Capt. Mahmoud Habli, a 40-year-old Sunni Muslim who had once been a prominent member of an Israeli-trained militia, was strung up on a metal gallows by three masked executioners before dawn in Sidon’s main square. While hundreds watched, many yelled, “Go to hell!”
Habli was the first person executed by hanging in Sidon since Lebanon gained independence from France in 1943. He was sentenced to death by a “field tribunal” of the Popular Liberation Army, a coalition of leftist and Muslim factions.
Habli was dragged from his apartment in Sidon by Shia Muslim militiamen two days after the Israelis pulled out of Sidon last February.
A communique from the group said the tribunal convicted Habli of collaborating with the Israelis by heading a home guard militia that the Israelis established after they invaded south Lebanon in June, 1982.
Accused of Betrayal
Militia officials said Habli had killed two resistance fighters himself and betrayed scores more to the Israelis.
Habli, draped in a blanket against the pre-dawn chill, was taken from his cell by three masked militiamen.
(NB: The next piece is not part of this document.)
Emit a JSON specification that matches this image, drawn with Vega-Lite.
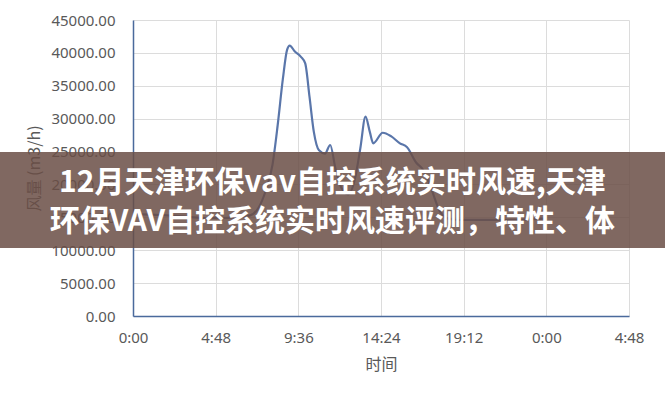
{
  "$schema": "https://vega.github.io/schema/vega-lite/v6.json",
  "width": 496,
  "height": 296,
  "autosize": {"type": "none"},
  "padding": {"left": 133, "top": 20, "right": 36, "bottom": 84},
  "background": "white",
  "config": {"view": {"stroke": null}},
  "datasets": {
    "flow": [
      {"hour": 0.0, "flow": 15500},
      {"hour": 1.0, "flow": 15400},
      {"hour": 2.0, "flow": 15300},
      {"hour": 3.0, "flow": 15100},
      {"hour": 4.0, "flow": 14900},
      {"hour": 5.0, "flow": 14900},
      {"hour": 6.0, "flow": 15000},
      {"hour": 6.8, "flow": 15300},
      {"hour": 7.3, "flow": 16500},
      {"hour": 7.7, "flow": 19000},
      {"hour": 8.1, "flow": 23000},
      {"hour": 8.4, "flow": 29000},
      {"hour": 8.7, "flow": 36000},
      {"hour": 8.95, "flow": 40500},
      {"hour": 9.1, "flow": 41100},
      {"hour": 9.4, "flow": 40200},
      {"hour": 9.75, "flow": 39400},
      {"hour": 10.0, "flow": 38400},
      {"hour": 10.25, "flow": 33300},
      {"hour": 10.5, "flow": 28000},
      {"hour": 10.8, "flow": 25200},
      {"hour": 11.15, "flow": 24700},
      {"hour": 11.45, "flow": 26000},
      {"hour": 11.75, "flow": 22500},
      {"hour": 12.1, "flow": 19500},
      {"hour": 12.5, "flow": 18500},
      {"hour": 12.9, "flow": 21000},
      {"hour": 13.2, "flow": 25500},
      {"hour": 13.5, "flow": 30300},
      {"hour": 13.75, "flow": 28000},
      {"hour": 13.95, "flow": 26250},
      {"hour": 14.5, "flow": 27860},
      {"hour": 15.0, "flow": 27300},
      {"hour": 15.5, "flow": 26250},
      {"hour": 15.9, "flow": 25700},
      {"hour": 16.45, "flow": 23300},
      {"hour": 16.85, "flow": 22200},
      {"hour": 17.3, "flow": 19500},
      {"hour": 17.8, "flow": 16000},
      {"hour": 18.3, "flow": 14800},
      {"hour": 19.0, "flow": 14600},
      {"hour": 20.0, "flow": 14600},
      {"hour": 21.0, "flow": 14600},
      {"hour": 22.0, "flow": 14600},
      {"hour": 23.0, "flow": 14700},
      {"hour": 23.9, "flow": 14800}
    ],
    "banner": [
      {"hour": -8, "hour2": 32, "flow": 10338, "flow2": 24932}
    ],
    "caption": [
      {"hour": 11.58, "flow": 20220, "t": "12月天津环保vav自控系统实时风速,天津"},
      {"hour": 11.58, "flow": 14291, "t": "环保VAV自控系统实时风速评测，特性、体"}
    ]
  },
  "encoding": {
    "x": {
      "field": "hour",
      "type": "quantitative",
      "scale": {"domain": [0, 28.8], "nice": false, "zero": false},
      "axis": {
        "title": "时间",
        "values": [0, 4.8, 9.6, 14.4, 19.2, 24, 28.8],
        "labelExpr": "floor(datum.value % 24) + ':' + (round((datum.value % 1) * 60) < 10 ? '0' : '') + round((datum.value % 1) * 60)",
        "grid": true,
        "gridColor": "#dcdcdc",
        "domainColor": "#4a6a9c",
        "domainWidth": 1.5,
        "ticks": false,
        "labelPadding": 14,
        "labelFont": "Noto Sans",
        "labelFontSize": 15,
        "labelColor": "#595959",
        "labelFlush": false,
        "labelOverlap": false,
        "titleFont": "Noto Sans CJK SC",
        "titleFontSize": 16,
        "titleFontWeight": "normal",
        "titleColor": "#595959",
        "titlePadding": 11
      }
    },
    "y": {
      "field": "flow",
      "type": "quantitative",
      "scale": {"domain": [0, 45000], "nice": false},
      "axis": {
        "title": "风量 (m3/h)",
        "values": [0, 5000, 10000, 15000, 20000, 25000, 30000, 35000, 40000, 45000],
        "format": ".2f",
        "grid": true,
        "gridColor": "#dcdcdc",
        "domainColor": "#4a6a9c",
        "domainWidth": 1.5,
        "ticks": false,
        "labelPadding": 18,
        "labelFont": "Noto Sans",
        "labelFontSize": 15,
        "labelColor": "#595959",
        "labelOverlap": false,
        "titleFont": "Noto Sans CJK SC",
        "titleFontSize": 16,
        "titleFontWeight": "normal",
        "titleColor": "#595959",
        "titlePadding": 8
      }
    }
  },
  "layer": [
    {
      "data": {"name": "flow"},
      "mark": {"type": "line", "interpolate": "monotone", "color": "#5a76aa", "strokeWidth": 2.2}
    },
    {
      "data": {"name": "banner"},
      "mark": {"type": "rect", "fill": "#6a4d45", "opacity": 0.85},
      "encoding": {
        "x2": {"field": "hour2"},
        "y2": {"field": "flow2"}
      }
    },
    {
      "data": {"name": "caption"},
      "mark": {"type": "text", "font": "Noto Sans CJK SC", "fontWeight": "bold", "fontSize": 30, "color": "white", "align": "center", "baseline": "middle"},
      "encoding": {
        "text": {"field": "t"}
      }
    }
  ]
}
The stumbling figure, unable to walk, was held up by two of his escorts. The slight, balding Habli said nothing.
In Sidon’s Nijmeh Square, he was blindfolded with a strip of white cloth. He stood on the hood of a jeep, the noose was placed around his neck and a militiamen drove the jeep away.
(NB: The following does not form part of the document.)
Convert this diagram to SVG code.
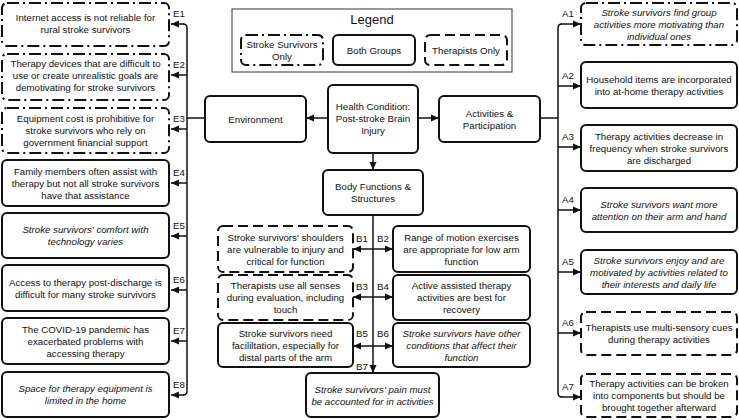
<svg xmlns="http://www.w3.org/2000/svg" width="739" height="420" viewBox="0 0 739 420">
<style>
text{font-family:"Liberation Sans",Arial,sans-serif;font-size:9.7px;fill:#111;}
.t{text-anchor:middle}
.i{font-style:italic}
.box{fill:#fff;stroke:#111;stroke-width:2}
.ss{stroke-dasharray:12 4 2 4}
.th{stroke-dasharray:10 5}
.c{fill:none;stroke:#111;stroke-width:1.5}
.lg{fill:#fff;stroke:#333;stroke-width:1}
</style>
<defs>
<marker id="ah" markerUnits="userSpaceOnUse" markerWidth="9" markerHeight="8" refX="8" refY="4" orient="auto"><path d="M0,0.5 L8,4 L0,7.5z" fill="#111"/></marker>
</defs>
<rect width="739" height="420" fill="#fff"/>

<g id="connectors">
<path class="c" d="M183,24 Q187,24 187,28 V391 Q187,395 183,395"/>
<path class="c" d="M205,118 H187"/>
<path class="c" d="M184,24 H171" marker-end="url(#ah)"/>
<path class="c" d="M187,75 H171" marker-end="url(#ah)"/>
<path class="c" d="M187,129 H171" marker-end="url(#ah)"/>
<path class="c" d="M187,183 H171" marker-end="url(#ah)"/>
<path class="c" d="M187,236 H171" marker-end="url(#ah)"/>
<path class="c" d="M187,290 H171" marker-end="url(#ah)"/>
<path class="c" d="M187,341 H171" marker-end="url(#ah)"/>
<path class="c" d="M184,395 H171" marker-end="url(#ah)"/>

<path class="c" d="M562,24 Q558,24 558,28 V393 Q558,397 562,397"/>
<path class="c" d="M540,118 H558"/>
<path class="c" d="M561,24 H581" marker-end="url(#ah)"/>
<path class="c" d="M558,86 H581" marker-end="url(#ah)"/>
<path class="c" d="M558,147 H581" marker-end="url(#ah)"/>
<path class="c" d="M558,210 H581" marker-end="url(#ah)"/>
<path class="c" d="M558,272 H581" marker-end="url(#ah)"/>
<path class="c" d="M558,333 H581" marker-end="url(#ah)"/>
<path class="c" d="M561,397 H581" marker-end="url(#ah)"/>

<path class="c" d="M328,118 H306" marker-end="url(#ah)"/>
<path class="c" d="M418,118 H439" marker-end="url(#ah)"/>
<path class="c" d="M373,153 V170" marker-end="url(#ah)"/>

<path class="c" d="M373,215 V373" marker-end="url(#ah)"/>
<path class="c" d="M373,249 H353" marker-end="url(#ah)"/>
<path class="c" d="M373,249 H393" marker-end="url(#ah)"/>
<path class="c" d="M373,297 H353" marker-end="url(#ah)"/>
<path class="c" d="M373,297 H393" marker-end="url(#ah)"/>
<path class="c" d="M373,346 H353" marker-end="url(#ah)"/>
<path class="c" d="M373,346 H393" marker-end="url(#ah)"/>

<text x="173" y="17">E1</text>
<text x="173" y="68">E2</text>
<text x="173" y="122">E3</text>
<text x="173" y="176">E4</text>
<text x="173" y="229">E5</text>
<text x="173" y="283">E6</text>
<text x="173" y="334">E7</text>
<text x="173" y="388">E8</text>

<text x="562" y="17">A1</text>
<text x="562" y="79">A2</text>
<text x="562" y="140">A3</text>
<text x="562" y="203">A4</text>
<text x="562" y="265">A5</text>
<text x="562" y="326">A6</text>
<text x="562" y="390">A7</text>

<text x="356" y="241.5">B1</text>
<text x="377" y="241.5">B2</text>
<text x="356" y="289.5">B3</text>
<text x="377" y="289.5">B4</text>
<text x="356" y="337">B5</text>
<text x="377" y="337">B6</text>
<text x="356" y="370">B7</text>
</g>

<g id="legend">
<rect class="lg" x="232" y="9" width="280" height="63"/>
<text class="t" x="372" y="24" style="font-size:13px">Legend</text>
<rect class="box ss" x="241" y="35" width="82" height="30" rx="5"/>
<text class="t" x="282" y="47.5">Stroke Survivors</text>
<text class="t" x="282" y="59.5">Only</text>
<rect class="box" x="333" y="35" width="82" height="30" rx="5"/>
<text class="t" x="374" y="53.5">Both Groups</text>
<rect class="box th" x="425" y="35" width="82" height="30" rx="5"/>
<text class="t" x="466" y="53.5">Therapists Only</text>
</g>

<g id="E1"><rect class="box ss" x="2" y="3" width="167" height="43" rx="5"/>
<text class="t" x="85.5" y="21">Internet access is not reliable for</text>
<text class="t" x="85.5" y="33">rural stroke survivors</text></g>
<g id="E2"><rect class="box ss" x="2" y="54" width="167" height="46" rx="5"/>
<text class="t" x="85.5" y="67">Therapy devices that are difficult to</text>
<text class="t" x="85.5" y="79">use or create unrealistic goals are</text>
<text class="t" x="85.5" y="91">demotivating for stroke survivors</text></g>
<g id="E3"><rect class="box ss" x="2" y="108" width="167" height="45" rx="5"/>
<text class="t" x="85.5" y="122">Equipment cost is prohibitive for</text>
<text class="t" x="85.5" y="134">stroke survivors who rely on</text>
<text class="t" x="85.5" y="146">government financial support</text></g>
<g id="E4"><rect class="box" x="2" y="160" width="167" height="46" rx="5"/>
<text class="t" x="85.5" y="174.5">Family members often assist with</text>
<text class="t" x="85.5" y="186.5">therapy but not all stroke survivors</text>
<text class="t" x="85.5" y="198.5">have that assistance</text></g>
<g id="E5"><rect class="box" x="2" y="213" width="167" height="45" rx="5"/>
<text class="t i" x="85.5" y="233">Stroke survivors' comfort with</text>
<text class="t i" x="85.5" y="245">technology varies</text></g>
<g id="E6"><rect class="box" x="2" y="265" width="167" height="46" rx="5"/>
<text class="t" x="85.5" y="285.5">Access to therapy post-discharge is</text>
<text class="t" x="85.5" y="297.5">difficult for many stroke survivors</text></g>
<g id="E7"><rect class="box" x="2" y="318" width="167" height="46" rx="5"/>
<text class="t" x="85.5" y="332.5">The COVID-19 pandemic has</text>
<text class="t" x="85.5" y="344.5">exacerbated problems with</text>
<text class="t" x="85.5" y="356.5">accessing therapy</text></g>
<g id="E8"><rect class="box" x="2" y="372" width="167" height="45" rx="5"/>
<text class="t i" x="85.5" y="392">Space for therapy equipment is</text>
<text class="t i" x="85.5" y="404">limited in the home</text></g>

<g id="environment"><rect class="box" x="205" y="96" width="101" height="46" rx="5"/>
<text class="t" x="255.5" y="122.5">Environment</text></g>
<g id="health"><rect class="box" x="328" y="85" width="90" height="68" rx="5"/>
<text class="t" x="373" y="110">Health Condition:</text>
<text class="t" x="373" y="122">Post-stroke Brain</text>
<text class="t" x="373" y="134">Injury</text></g>
<g id="activities"><rect class="box" x="439" y="96" width="101" height="46" rx="5"/>
<text class="t" x="489.5" y="116.5">Activities &amp;</text>
<text class="t" x="489.5" y="128.5">Participation</text></g>
<g id="body"><rect class="box" x="323" y="170" width="100" height="45" rx="5"/>
<text class="t" x="373" y="190">Body Functions &amp;</text>
<text class="t" x="373" y="202">Structures</text></g>

<g id="B1"><rect class="box th" x="218" y="226" width="135" height="46" rx="5"/>
<text class="t" x="285.5" y="240.5">Stroke survivors' shoulders</text>
<text class="t" x="285.5" y="252.5">are vulnerable to injury and</text>
<text class="t" x="285.5" y="264.5">critical for function</text></g>
<g id="B2"><rect class="box" x="393" y="226" width="137" height="46" rx="5"/>
<text class="t" x="461.5" y="240.5">Range of motion exercises</text>
<text class="t" x="461.5" y="252.5">are appropriate for low arm</text>
<text class="t" x="461.5" y="264.5">function</text></g>
<g id="B3"><rect class="box th" x="218" y="275" width="135" height="45" rx="5"/>
<text class="t" x="285.5" y="289">Therapists use all senses</text>
<text class="t" x="285.5" y="301">during evaluation, including</text>
<text class="t" x="285.5" y="313">touch</text></g>
<g id="B4"><rect class="box" x="393" y="275" width="137" height="45" rx="5"/>
<text class="t" x="461.5" y="289">Active assisted therapy</text>
<text class="t" x="461.5" y="301">activities are best for</text>
<text class="t" x="461.5" y="313">recovery</text></g>
<g id="B5"><rect class="box" x="218" y="323" width="135" height="44" rx="5"/>
<text class="t" x="285.5" y="336.5">Stroke survivors need</text>
<text class="t" x="285.5" y="348.5">facililtation, especially for</text>
<text class="t" x="285.5" y="360.5">distal parts of the arm</text></g>
<g id="B6"><rect class="box" x="393" y="323" width="137" height="44" rx="5"/>
<text class="t i" x="461.5" y="336.5">Stroke survivors have other</text>
<text class="t i" x="461.5" y="348.5">conditions that affect their</text>
<text class="t i" x="461.5" y="360.5">function</text></g>
<g id="B7"><rect class="box" x="306" y="373" width="133" height="44" rx="5"/>
<text class="t i" x="372.5" y="392.5">Stroke survivors' pain must</text>
<text class="t i" x="372.5" y="404.5">be accounted for in activities</text></g>

<g id="A1"><rect class="box ss" x="581" y="3" width="156" height="42" rx="5"/>
<text class="t i" x="659" y="15.5">Stroke survivors find group</text>
<text class="t i" x="659" y="27.5">activities more motivating than</text>
<text class="t i" x="659" y="39.5">individual ones</text></g>
<g id="A2"><rect class="box" x="581" y="62" width="156" height="46" rx="5"/>
<text class="t" x="659" y="82.5">Household items are incorporated</text>
<text class="t" x="659" y="94.5">into at-home therapy activities</text></g>
<g id="A3"><rect class="box" x="581" y="125" width="156" height="46" rx="5"/>
<text class="t" x="659" y="139.5">Therapy activities decrease in</text>
<text class="t" x="659" y="151.5">frequency when stroke survivors</text>
<text class="t" x="659" y="163.5">are discharged</text></g>
<g id="A4"><rect class="box" x="581" y="188" width="156" height="44" rx="5"/>
<text class="t i" x="659" y="207.5">Stroke survivors want more</text>
<text class="t i" x="659" y="219.5">attention on their arm and hand</text></g>
<g id="A5"><rect class="box" x="581" y="250" width="156" height="44" rx="5"/>
<text class="t i" x="659" y="263.5">Stroke survivors enjoy and are</text>
<text class="t i" x="659" y="275.5">motivated by activities related to</text>
<text class="t i" x="659" y="287.5">their interests and daily life</text></g>
<g id="A6"><rect class="box th" x="581" y="312" width="156" height="43" rx="5"/>
<text class="t" x="659" y="331">Therapists use multi-sensory cues</text>
<text class="t" x="659" y="343">during therapy activities</text></g>
<g id="A7"><rect class="box th" x="581" y="374" width="156" height="43" rx="5"/>
<text class="t" x="659" y="387">Therapy activities can be broken</text>
<text class="t" x="659" y="399">into components but should be</text>
<text class="t" x="659" y="411">brought together afterward</text></g>
</svg>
After a few minutes, two militiamen tugged on the legs of the body to make sure Habli was dead. Stitched to his dark jogging suit were placards with verses from the Koran, Islam’s holy book.
Underneath was written in Arabic: “This is the punishment for every traitor and collaborator.”
Buried in Jewish Cemetery
Habli’s body dangled from the gallows for six hours, while hundreds of onlookers passed by. After the body was lowered, in what the executioners intended as a final insult, it was buried in the Jewish cemetery in Sidon, Lebanon’s third largest city 25 miles south of Beirut.
The militia officials, who spoke on condition of anonymity, said the makeshift gallows will stay in the square “because we’ll need it again.”
One official said: “The men will be hanged if they’re found guilty. But we don’t hang women. They will probably be shot.”